# [Task brief]
Reproduce the listing below exactly, minus its pictures.

# [Information supplied]
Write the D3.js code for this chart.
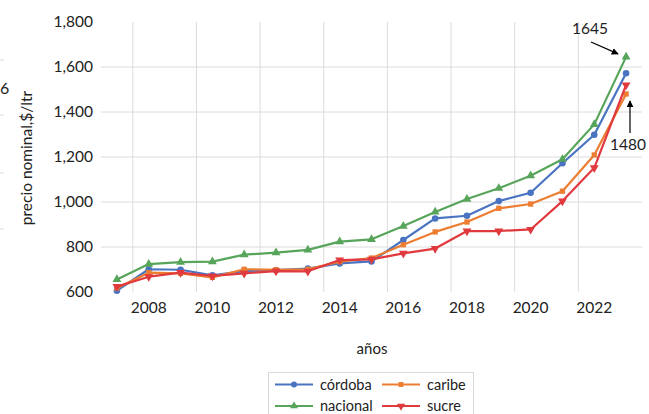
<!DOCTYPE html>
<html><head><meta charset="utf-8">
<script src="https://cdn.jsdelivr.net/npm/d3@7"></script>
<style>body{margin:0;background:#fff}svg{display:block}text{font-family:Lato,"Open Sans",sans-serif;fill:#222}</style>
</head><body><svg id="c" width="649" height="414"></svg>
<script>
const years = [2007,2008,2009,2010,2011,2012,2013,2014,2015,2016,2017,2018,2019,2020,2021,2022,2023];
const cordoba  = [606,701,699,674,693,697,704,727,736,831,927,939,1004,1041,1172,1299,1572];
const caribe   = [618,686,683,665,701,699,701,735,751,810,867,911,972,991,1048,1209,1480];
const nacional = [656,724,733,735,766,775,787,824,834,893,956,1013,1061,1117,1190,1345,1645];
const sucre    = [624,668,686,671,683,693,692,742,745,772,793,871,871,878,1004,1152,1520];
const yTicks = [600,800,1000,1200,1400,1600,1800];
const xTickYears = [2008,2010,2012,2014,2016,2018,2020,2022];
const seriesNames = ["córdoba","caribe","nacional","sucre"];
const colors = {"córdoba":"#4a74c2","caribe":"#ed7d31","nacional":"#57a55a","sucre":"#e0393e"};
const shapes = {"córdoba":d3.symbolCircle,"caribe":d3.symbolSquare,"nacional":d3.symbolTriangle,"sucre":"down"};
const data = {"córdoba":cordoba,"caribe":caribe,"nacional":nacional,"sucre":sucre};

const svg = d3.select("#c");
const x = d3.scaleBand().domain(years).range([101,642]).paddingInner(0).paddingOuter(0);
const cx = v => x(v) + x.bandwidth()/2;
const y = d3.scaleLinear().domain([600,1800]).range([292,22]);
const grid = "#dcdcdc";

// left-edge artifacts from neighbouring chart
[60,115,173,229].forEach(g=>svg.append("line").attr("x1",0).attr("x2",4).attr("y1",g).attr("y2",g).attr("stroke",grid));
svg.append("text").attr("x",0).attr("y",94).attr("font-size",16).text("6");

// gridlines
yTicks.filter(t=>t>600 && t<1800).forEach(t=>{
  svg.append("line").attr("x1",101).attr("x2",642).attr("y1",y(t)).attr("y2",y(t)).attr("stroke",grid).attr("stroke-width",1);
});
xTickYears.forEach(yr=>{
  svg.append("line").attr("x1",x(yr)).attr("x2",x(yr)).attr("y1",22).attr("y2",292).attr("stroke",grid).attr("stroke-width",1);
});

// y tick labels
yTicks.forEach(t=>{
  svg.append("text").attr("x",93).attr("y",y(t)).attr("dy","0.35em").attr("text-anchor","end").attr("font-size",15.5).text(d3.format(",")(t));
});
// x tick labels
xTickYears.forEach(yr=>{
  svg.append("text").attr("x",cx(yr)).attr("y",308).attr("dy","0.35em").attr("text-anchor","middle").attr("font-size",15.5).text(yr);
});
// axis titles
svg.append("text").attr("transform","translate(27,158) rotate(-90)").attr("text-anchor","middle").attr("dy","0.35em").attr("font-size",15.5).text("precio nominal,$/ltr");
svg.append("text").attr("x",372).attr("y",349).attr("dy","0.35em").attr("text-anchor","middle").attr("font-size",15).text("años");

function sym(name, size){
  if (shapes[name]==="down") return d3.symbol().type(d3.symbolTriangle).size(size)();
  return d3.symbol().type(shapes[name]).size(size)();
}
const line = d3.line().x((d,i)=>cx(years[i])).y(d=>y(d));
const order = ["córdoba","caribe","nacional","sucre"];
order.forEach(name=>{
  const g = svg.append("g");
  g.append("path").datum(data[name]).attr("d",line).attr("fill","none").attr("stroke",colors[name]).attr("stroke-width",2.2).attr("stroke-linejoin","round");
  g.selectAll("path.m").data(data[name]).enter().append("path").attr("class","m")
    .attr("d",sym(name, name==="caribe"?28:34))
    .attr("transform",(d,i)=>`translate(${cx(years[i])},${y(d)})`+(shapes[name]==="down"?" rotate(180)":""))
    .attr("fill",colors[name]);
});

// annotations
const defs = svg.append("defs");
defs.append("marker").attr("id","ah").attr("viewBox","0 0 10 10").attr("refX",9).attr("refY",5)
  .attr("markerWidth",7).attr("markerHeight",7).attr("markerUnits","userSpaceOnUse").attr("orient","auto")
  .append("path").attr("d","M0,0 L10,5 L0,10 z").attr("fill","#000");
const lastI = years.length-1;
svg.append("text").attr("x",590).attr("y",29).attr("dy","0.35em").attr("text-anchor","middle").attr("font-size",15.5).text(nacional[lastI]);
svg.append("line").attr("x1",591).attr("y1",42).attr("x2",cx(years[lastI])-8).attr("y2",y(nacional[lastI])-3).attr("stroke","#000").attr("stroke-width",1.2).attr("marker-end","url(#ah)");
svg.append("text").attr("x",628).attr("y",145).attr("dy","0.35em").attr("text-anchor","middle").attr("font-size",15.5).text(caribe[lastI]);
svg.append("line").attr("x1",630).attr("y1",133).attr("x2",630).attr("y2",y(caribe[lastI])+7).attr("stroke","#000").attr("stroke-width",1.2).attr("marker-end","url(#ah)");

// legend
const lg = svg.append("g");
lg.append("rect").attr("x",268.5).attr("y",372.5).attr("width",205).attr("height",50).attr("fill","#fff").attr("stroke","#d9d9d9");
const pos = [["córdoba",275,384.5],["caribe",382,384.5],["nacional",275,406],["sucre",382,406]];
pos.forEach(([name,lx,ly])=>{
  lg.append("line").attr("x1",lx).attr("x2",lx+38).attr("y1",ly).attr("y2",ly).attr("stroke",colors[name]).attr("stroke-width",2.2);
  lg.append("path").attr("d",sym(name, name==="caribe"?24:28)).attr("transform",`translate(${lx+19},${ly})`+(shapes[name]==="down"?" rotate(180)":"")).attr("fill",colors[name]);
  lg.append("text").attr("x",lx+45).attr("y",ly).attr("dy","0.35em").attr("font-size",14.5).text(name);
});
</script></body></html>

# [Task output]
Write the D3.js code for this chart.
<!DOCTYPE html>
<html><head><meta charset="utf-8">
<script src="https://cdn.jsdelivr.net/npm/d3@7"></script>
<style>body{margin:0;background:#fff}svg{display:block}text{font-family:Lato,"Open Sans",sans-serif;fill:#222}</style>
</head><body><svg id="c" width="649" height="414"></svg>
<script>
const years = [2007,2008,2009,2010,2011,2012,2013,2014,2015,2016,2017,2018,2019,2020,2021,2022,2023];
const cordoba  = [606,701,699,674,693,697,704,727,736,831,927,939,1004,1041,1172,1299,1572];
const caribe   = [618,686,683,665,701,699,701,735,751,810,867,911,972,991,1048,1209,1480];
const nacional = [656,724,733,735,766,775,787,824,834,893,956,1013,1061,1117,1190,1345,1645];
const sucre    = [624,668,686,671,683,693,692,742,745,772,793,871,871,878,1004,1152,1520];
const yTicks = [600,800,1000,1200,1400,1600,1800];
const xTickYears = [2008,2010,2012,2014,2016,2018,2020,2022];
const seriesNames = ["córdoba","caribe","nacional","sucre"];
const colors = {"córdoba":"#4a74c2","caribe":"#ed7d31","nacional":"#57a55a","sucre":"#e0393e"};
const shapes = {"córdoba":d3.symbolCircle,"caribe":d3.symbolSquare,"nacional":d3.symbolTriangle,"sucre":"down"};
const data = {"córdoba":cordoba,"caribe":caribe,"nacional":nacional,"sucre":sucre};

const svg = d3.select("#c");
const x = d3.scaleBand().domain(years).range([101,642]).paddingInner(0).paddingOuter(0);
const cx = v => x(v) + x.bandwidth()/2;
const y = d3.scaleLinear().domain([600,1800]).range([292,22]);
const grid = "#dcdcdc";

// left-edge artifacts from neighbouring chart
[60,115,173,229].forEach(g=>svg.append("line").attr("x1",0).attr("x2",4).attr("y1",g).attr("y2",g).attr("stroke",grid));
svg.append("text").attr("x",0).attr("y",94).attr("font-size",16).text("6");

// gridlines
yTicks.filter(t=>t>600 && t<1800).forEach(t=>{
  svg.append("line").attr("x1",101).attr("x2",642).attr("y1",y(t)).attr("y2",y(t)).attr("stroke",grid).attr("stroke-width",1);
});
xTickYears.forEach(yr=>{
  svg.append("line").attr("x1",x(yr)).attr("x2",x(yr)).attr("y1",22).attr("y2",292).attr("stroke",grid).attr("stroke-width",1);
});

// y tick labels
yTicks.forEach(t=>{
  svg.append("text").attr("x",93).attr("y",y(t)).attr("dy","0.35em").attr("text-anchor","end").attr("font-size",15.5).text(d3.format(",")(t));
});
// x tick labels
xTickYears.forEach(yr=>{
  svg.append("text").attr("x",cx(yr)).attr("y",308).attr("dy","0.35em").attr("text-anchor","middle").attr("font-size",15.5).text(yr);
});
// axis titles
svg.append("text").attr("transform","translate(27,158) rotate(-90)").attr("text-anchor","middle").attr("dy","0.35em").attr("font-size",15.5).text("precio nominal,$/ltr");
svg.append("text").attr("x",372).attr("y",349).attr("dy","0.35em").attr("text-anchor","middle").attr("font-size",15).text("años");

function sym(name, size){
  if (shapes[name]==="down") return d3.symbol().type(d3.symbolTriangle).size(size)();
  return d3.symbol().type(shapes[name]).size(size)();
}
const line = d3.line().x((d,i)=>cx(years[i])).y(d=>y(d));
const order = ["córdoba","caribe","nacional","sucre"];
order.forEach(name=>{
  const g = svg.append("g");
  g.append("path").datum(data[name]).attr("d",line).attr("fill","none").attr("stroke",colors[name]).attr("stroke-width",2.2).attr("stroke-linejoin","round");
  g.selectAll("path.m").data(data[name]).enter().append("path").attr("class","m")
    .attr("d",sym(name, name==="caribe"?28:34))
    .attr("transform",(d,i)=>`translate(${cx(years[i])},${y(d)})`+(shapes[name]==="down"?" rotate(180)":""))
    .attr("fill",colors[name]);
});

// annotations
const defs = svg.append("defs");
defs.append("marker").attr("id","ah").attr("viewBox","0 0 10 10").attr("refX",9).attr("refY",5)
  .attr("markerWidth",7).attr("markerHeight",7).attr("markerUnits","userSpaceOnUse").attr("orient","auto")
  .append("path").attr("d","M0,0 L10,5 L0,10 z").attr("fill","#000");
const lastI = years.length-1;
svg.append("text").attr("x",590).attr("y",29).attr("dy","0.35em").attr("text-anchor","middle").attr("font-size",15.5).text(nacional[lastI]);
svg.append("line").attr("x1",591).attr("y1",42).attr("x2",cx(years[lastI])-8).attr("y2",y(nacional[lastI])-3).attr("stroke","#000").attr("stroke-width",1.2).attr("marker-end","url(#ah)");
svg.append("text").attr("x",628).attr("y",145).attr("dy","0.35em").attr("text-anchor","middle").attr("font-size",15.5).text(caribe[lastI]);
svg.append("line").attr("x1",630).attr("y1",133).attr("x2",630).attr("y2",y(caribe[lastI])+7).attr("stroke","#000").attr("stroke-width",1.2).attr("marker-end","url(#ah)");

// legend
const lg = svg.append("g");
lg.append("rect").attr("x",268.5).attr("y",372.5).attr("width",205).attr("height",50).attr("fill","#fff").attr("stroke","#d9d9d9");
const pos = [["córdoba",275,384.5],["caribe",382,384.5],["nacional",275,406],["sucre",382,406]];
pos.forEach(([name,lx,ly])=>{
  lg.append("line").attr("x1",lx).attr("x2",lx+38).attr("y1",ly).attr("y2",ly).attr("stroke",colors[name]).attr("stroke-width",2.2);
  lg.append("path").attr("d",sym(name, name==="caribe"?24:28)).attr("transform",`translate(${lx+19},${ly})`+(shapes[name]==="down"?" rotate(180)":"")).attr("fill",colors[name]);
  lg.append("text").attr("x",lx+45).attr("y",ly).attr("dy","0.35em").attr("font-size",14.5).text(name);
});
</script></body></html>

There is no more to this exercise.